Yeeeyyyyy.. Selamaaattt. Akhirnya berhasil juga.




Ceritanya belum selesai wooiii… Lanjut



Jadi, setelah pemuda ini berhasil keluar dari hutan dan menemukan perkampungan ternyata masalah baru datang. Ketika Ia masuk ke negeri asing itu, Ia dihadang oleh sekelompok orang. Orang-orang ini bertugas menjaga keamanan dan perbatasan negeri. Ada sebuah persyaratan untuk bisa masuk ke negeri tersebut dan kembali ke dunia luar, semacam tiket masuk gitu lah… syaratnya adalah setiap orang yang masuk harus memberikan sesuatu yang berharga yang Ia miliki sebagai jaminan atas dirinya. Na’as, Pemuda ini tidak memiliki barang berharga sedikitpun.
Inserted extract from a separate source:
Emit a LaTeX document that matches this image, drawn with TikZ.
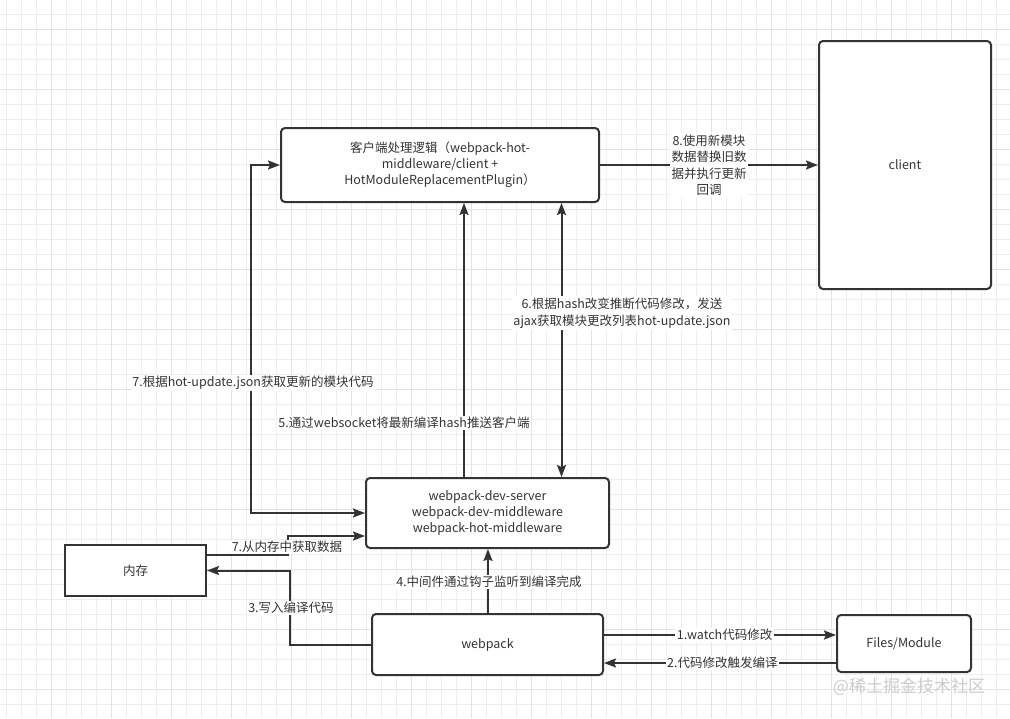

Namun ia teringat sebuah benda yang ada dalam sakunya, beberapa kerikil yang Ia simpan. Hanya itu yang Ia punya, dan semoga bisa menolongnya. Ia kemudian merogoh ke dalam saku untuk mengambil kerikil yang ada. Dan terkejutlah para penjaga seketika. Begitu pun Si Pemuda kaget bukan kepalang. Bagaimana tidak saat mengetahui batu kerikil yang Ia ambil kini berubah menjadi berlian.

Tanpa pikir panjang, lalu diberikanlah sebagian sebagai syarat dan jaminan dan sisanya Ia pergunakan sebagai bekal menuju kampung halamannya, negeri tercinta.

“Andai saja aku mengambil lebih banyak batu pastilah aku menjadi orang kaya dan lebih bahagia”.




Seeekkiiaaannn….. Ini baru Habis




Gimana broh, paham gak sama cerita di atas ? syukurlah kalo paham...

Haahh.. gak paham ?!

Kalo gak paham sini aku jelasin. Jadi pemuda tadi ibarat seorang pembelajar, Hutan yang lebat adalah kehidupan, Kakek tua yang miterius adalah Guru-guru kita, dan pemukiman di ujung hutan adalah kesuksesan. Lalu apa artinya batu tadi ? Itu adalah ilmu yang kita pelajari.

Hari ini mungkin kita merasa bingung dan tak paham dengan apa yang diajarkan guru-guru kita. Kita menganggap itu seolah tak berguna dan mengganggu. Tapi tahukah kawan bahwa ilmu yang mereka ajarkan kelak menjadi sesuatu yang sangat berharga. So… hargai ilmu dan gurumu. Jadilah pembelajar yang baik.